During this time, I encountered many African Americans who were racists themselves, which only served to fuel my oncoming racism. While none of the racism I saw was directed at me specifically, the occurrences I did see were enough to pour oil on the flames. The one that sticks best in my mind was the time when two African American guys were arguing and the argument became rather heated. The one guy reassured the other by saying, “I’m not going to hit you, you’re a brother. If you were some stupid ass white boy that would be different.” From that moment on, the incident left me sure that blacks were just as racist towards whites as the other way around.
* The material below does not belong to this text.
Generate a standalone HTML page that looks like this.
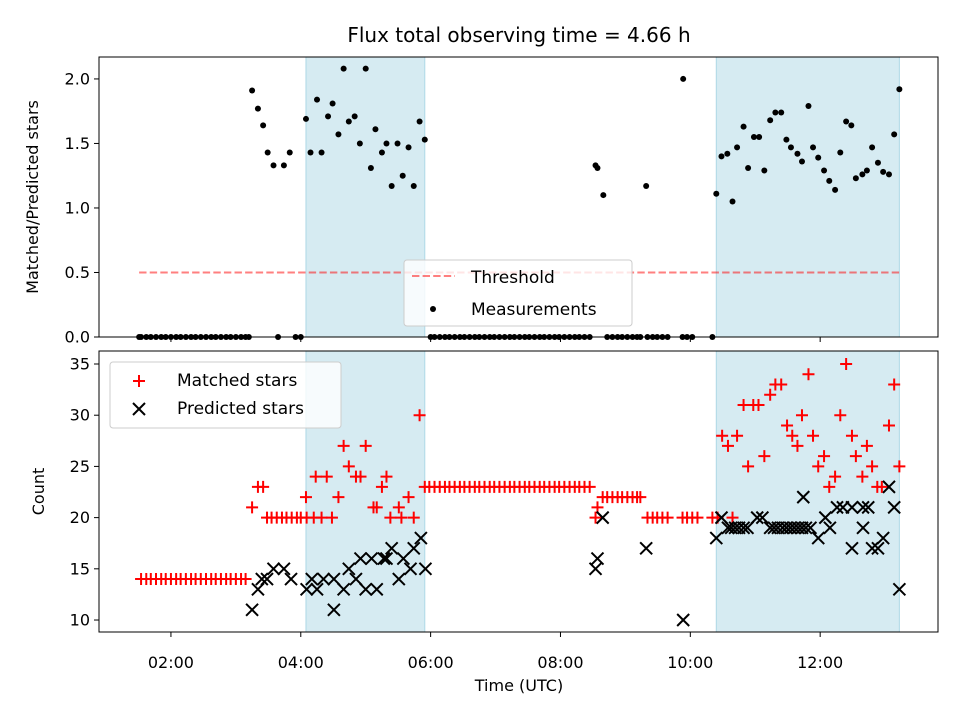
<!DOCTYPE html>
<html><head><meta charset="utf-8"><style>
body{margin:0;background:#fff}
svg{display:block;font-family:"DejaVu Sans","Liberation Sans",sans-serif}
</style></head><body>
<svg id="chart" width="960" height="720" viewBox="0 0 960 720" xmlns="http://www.w3.org/2000/svg">
<rect width="960" height="720" fill="#fff"/>
<text x="519" y="42" font-size="20" text-anchor="middle">Flux total observing time = 4.66 h</text>
<g id="topPanel"></g><g id="botPanel"></g>
</svg>
<script>
const spans=[[4.08,5.91],[10.40,13.22]];
const threshold=0.5;
const xTickHours=[2,4,6,8,10,12];
const xTickLabels=["02:00","04:00","06:00","08:00","10:00","12:00"];
const topTicks=[0,0.5,1.0,1.5,2.0];
const topTickLabels=["0.0","0.5","1.0","1.5","2.0"];
const botTicks=[10,15,20,25,30,35];
const ratioTimes=[1.51,1.54,1.62,1.69,1.77,1.85,1.92,2.00,2.08,2.15,2.23,2.31,2.38,2.46,2.54,2.62,2.69,2.77,2.85,2.92,3.00,3.08,3.15,3.20,3.65,3.92,4.00,
6.00,6.06,6.14,6.22,6.29,6.37,6.45,6.52,6.60,6.68,6.75,6.83,6.91,6.98,7.06,7.14,7.22,7.29,7.37,7.45,7.52,7.60,7.68,7.75,7.83,7.91,7.98,8.06,8.14,8.22,8.29,8.37,8.45,
8.72,8.80,8.88,8.95,9.03,9.11,9.18,9.23,9.34,9.42,9.49,9.57,9.65,9.88,9.95,10.03,10.34,
3.25,3.34,3.42,3.49,3.58,3.74,3.83,4.08,4.15,4.25,4.32,4.42,4.49,4.58,4.66,4.74,4.83,4.91,5.00,5.08,5.15,5.25,5.32,5.40,5.49,5.57,5.66,5.74,5.83,5.91,
8.54,8.57,8.66,9.32,9.89,10.40,10.48,10.57,10.65,10.72,10.82,10.89,10.98,11.06,11.14,11.23,11.31,11.40,11.48,11.55,11.65,11.72,11.82,11.89,11.97,12.06,12.14,12.23,12.31,12.40,12.48,12.55,12.65,12.72,12.80,12.89,12.97,13.06,13.14,13.22];
const ratioValues=[0,0,0,0,0,0,0,0,0,0,0,0,0,0,0,0,0,0,0,0,0,0,0,0,0,0,0,
0,0,0,0,0,0,0,0,0,0,0,0,0,0,0,0,0,0,0,0,0,0,0,0,0,0,0,0,0,0,0,0,0,
0,0,0,0,0,0,0,0,0,0,0,0,0,0,0,0,0,
1.91,1.77,1.64,1.43,1.33,1.33,1.43,1.69,1.43,1.84,1.43,1.71,1.81,1.57,2.08,1.67,1.71,1.50,2.08,1.31,1.61,1.43,1.50,1.17,1.50,1.25,1.47,1.17,1.67,1.53,
1.33,1.31,1.10,1.17,2.00,1.11,1.40,1.42,1.05,1.47,1.63,1.31,1.55,1.55,1.29,1.68,1.74,1.74,1.53,1.47,1.42,1.36,1.79,1.47,1.39,1.29,1.21,1.14,1.43,1.67,1.64,1.23,1.26,1.29,1.47,1.35,1.28,1.26,1.57,1.92];
const matchedTimes=[1.54,1.62,1.69,1.77,1.85,1.92,2.00,2.08,2.15,2.23,2.31,2.38,2.46,2.54,2.62,2.69,2.77,2.85,2.92,3.00,3.08,3.15,
3.25,3.34,3.42,3.48,3.55,3.63,3.71,3.78,3.86,3.94,4.00,4.09,4.20,4.32,4.48,
4.08,4.23,4.40,4.66,5.00,4.74,4.85,4.92,4.58,5.12,5.17,5.25,5.32,5.51,5.66,5.38,5.55,5.74,5.83,
5.91,5.98,6.06,6.14,6.22,6.29,6.37,6.45,6.52,6.60,6.68,6.75,6.83,6.91,6.98,7.06,7.14,7.22,7.29,7.37,7.45,7.52,7.60,7.68,7.75,7.83,7.91,7.98,8.06,8.14,8.22,8.29,8.37,8.45,
8.54,8.57,8.65,8.72,8.80,8.88,8.95,9.03,9.11,9.18,9.23,
9.34,9.42,9.49,9.57,9.65,9.88,9.95,10.03,10.11,10.34,10.42,10.65,
10.49,10.58,10.72,10.82,10.97,11.05,10.89,11.14,11.23,11.31,11.40,11.49,11.57,11.65,11.72,11.82,11.89,11.97,12.06,12.14,12.23,12.31,12.40,12.49,12.55,12.65,12.72,12.80,12.88,12.95,13.06,13.14,13.22];
const matchedValues=[14,14,14,14,14,14,14,14,14,14,14,14,14,14,14,14,14,14,14,14,14,14,
21,23,23,20,20,20,20,20,20,20,20,20,20,20,20,
22,24,24,27,27,25,24,24,22,21,21,23,24,21,22,20,20,20,30,
23,23,23,23,23,23,23,23,23,23,23,23,23,23,23,23,23,23,23,23,23,23,23,23,23,23,23,23,23,23,23,23,23,23,
20,21,22,22,22,22,22,22,22,22,22,
20,20,20,20,20,20,20,20,20,20,20,20,
28,27,28,31,31,31,25,26,32,33,33,29,28,27,30,34,28,25,26,23,24,30,35,28,26,24,27,25,23,23,29,33,25];
const predictedTimes=[3.25,3.34,3.40,3.48,3.58,3.74,3.85,4.09,4.17,4.25,4.35,4.51,4.51,4.66,4.74,4.85,5.00,5.17,4.92,5.09,5.28,5.32,5.40,5.51,5.58,5.69,5.74,5.85,5.92,
8.54,8.57,8.65,9.32,9.89,10.40,10.48,10.58,10.63,10.69,10.75,10.82,10.88,11.03,11.11,
11.23,11.29,11.35,11.42,11.48,11.54,11.60,11.66,11.72,11.78,11.85,
11.97,12.08,12.15,12.26,12.35,12.49,12.66,12.74,11.74,12.49,12.66,12.80,12.89,12.97,13.06,13.14,13.22];
const predictedValues=[11,13,14,14,15,15,14,13,14,13,14,11,14,13,15,14,13,13,16,16,16,16,17,14,16,15,17,18,15,
15,16,20,17,10,18,20,19,19,19,19,19,19,20,20,
19,19,19,19,19,19,19,19,19,19,19,
18,20,19,21,21,21,21,21,22,17,19,17,17,18,23,21,13];

const NS="http://www.w3.org/2000/svg";
const L=99,R=938,X0=0.892,X1=13.815;
const xs=h=>L+(h-X0)/(X1-X0)*(R-L);
const TT=57,TB=337,BT=351,BB=632;
const ty=v=>TB-(v-0)/(2.17-0)*(TB-TT);
const by=v=>BB-(v-8.83)/(36.27-8.83)*(BB-BT);
function mk(p,tag,attrs){const e=document.createElementNS(NS,tag);for(const k in attrs)e.setAttribute(k,attrs[k]);p.appendChild(e);return e;}
function panel(g,T,B,yf,ticks,labels,ylab,showX,name){
  for(const s of spans){const r=mk(g,'rect',{x:xs(s[0]),y:T,width:xs(s[1])-xs(s[0]),height:B-T,fill:'#add8e6','fill-opacity':0.5,stroke:'#add8e6','stroke-width':1});
  
  }
  ticks.forEach((t,i)=>{const y=yf(t);mk(g,'line',{x1:L-5,x2:L,y1:y,y2:y,stroke:'#000','stroke-width':1});
   const tx=mk(g,'text',{x:L-9,y:y+5.5,'font-size':16,'text-anchor':'end'});tx.textContent=labels[i];
   
   });
  xTickHours.forEach((h,i)=>{const x=xs(h);mk(g,'line',{x1:x,x2:x,y1:B,y2:B+5,stroke:'#000','stroke-width':1});
   if(showX){const tx=mk(g,'text',{x:x,y:B+36,'font-size':16,'text-anchor':'middle'});tx.textContent=xTickLabels[i];
   
   }});
  const yl=mk(g,'text',{transform:`translate(${name=='top'?38:44},${(T+B)/2}) rotate(-90)`,'font-size':16,'text-anchor':'middle'});yl.textContent=ylab;
  
  
}
function plus(g,x,y){const p=mk(g,'path',{d:`M${x-6},${y}H${x+6}M${x},${y-6}V${y+6}`,stroke:'#f00','stroke-width':2});
 
 }
function cross(g,x,y){const p=mk(g,'path',{d:`M${x-6},${y-6}L${x+6},${y+6}M${x-6},${y+6}L${x+6},${y-6}`,stroke:'#000','stroke-width':2});
 
 }
const topG=document.getElementById('topPanel'),botG=document.getElementById('botPanel');
panel(topG,TT,TB,ty,topTicks,topTickLabels,'Matched/Predicted stars',false,'top');
panel(botG,BT,BB,by,botTicks,botTicks.map(String),'Count',true,'bottom');
const th=mk(topG,'line',{x1:xs(1.51),x2:xs(13.22),y1:ty(threshold),y2:ty(threshold),stroke:'#ff0000','stroke-opacity':0.5,'stroke-width':2,'stroke-dasharray':'7.4,3.2'});


ratioTimes.forEach((t,i)=>{const c=mk(topG,'circle',{cx:xs(t),cy:ty(ratioValues[i]),r:3,fill:'#000'});
 
 });
matchedTimes.forEach((t,i)=>plus(botG,xs(t),by(matchedValues[i])));
predictedTimes.forEach((t,i)=>cross(botG,xs(t),by(predictedValues[i])));
const svgEl=document.getElementById('chart');
[[TT,TB],[BT,BB]].forEach(([T,B])=>{const f=mk(svgEl,'rect',{x:L,y:T,width:R-L,height:B-T,fill:'none',stroke:'#000','stroke-width':1});
 
 });
const lg=mk(svgEl,'g',{});


mk(lg,'rect',{x:404,y:260,width:228,height:66,rx:3,fill:'#fff','fill-opacity':0.8,stroke:'#ccc'});
mk(lg,'line',{x1:412,x2:455,y1:276,y2:276,stroke:'#f00','stroke-opacity':0.5,'stroke-width':2,'stroke-dasharray':'7.4,3.2'});
mk(lg,'circle',{cx:433,cy:309,r:3,fill:'#000'});
let t1=mk(lg,'text',{x:471,y:283,'font-size':17});t1.textContent='Threshold';
let t2=mk(lg,'text',{x:471,y:315,'font-size':17});t2.textContent='Measurements';
const lb=mk(svgEl,'g',{});


mk(lb,'rect',{x:110,y:362,width:231,height:66,rx:3,fill:'#fff','fill-opacity':0.8,stroke:'#ccc'});
plus(lb,139,381);cross(lb,139,409);
let t3=mk(lb,'text',{x:177,y:386,'font-size':17});t3.textContent='Matched stars';
let t4=mk(lb,'text',{x:177,y:414,'font-size':17});t4.textContent='Predicted stars';
const xl=mk(svgEl,'text',{x:519,y:691,'font-size':16,'text-anchor':'middle'});xl.textContent='Time (UTC)';


</script>
</body></html>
When I got out of the service, I had the naive thought that it was different where I lived. More naively, I thought when I grew my hair long that blacks wouldn’t give me any grief because a teacher in high school once said that back in the 60s, blacks left the hippies alone because they were treated worse by society at the time. What I forgot was the 60s were long over and many of those hippies had cut their hair and conformed in the 70s and by the 80s, some of them were just as racist as the ones they had been protesting about on civil rights marches two decades earlier. But I didn’t see it that way. I saw it as the blacks were again picking on me and forsaking the ones who they should be focusing on. They still had their priorities skewed. In spite of what I have written, it wasn’t all bad. I did make African American friends when I was in the service and coming out. The problem was that like many people, I spent too long focusing on the negative instead of the positive. While, I knew for years that a person could be cool or a complete jerk despite skin colour, it took me a long time to realise it, maybe too long and I’m getting too old to let it consume me. After all, why can’t we all play nice in the sandbox together?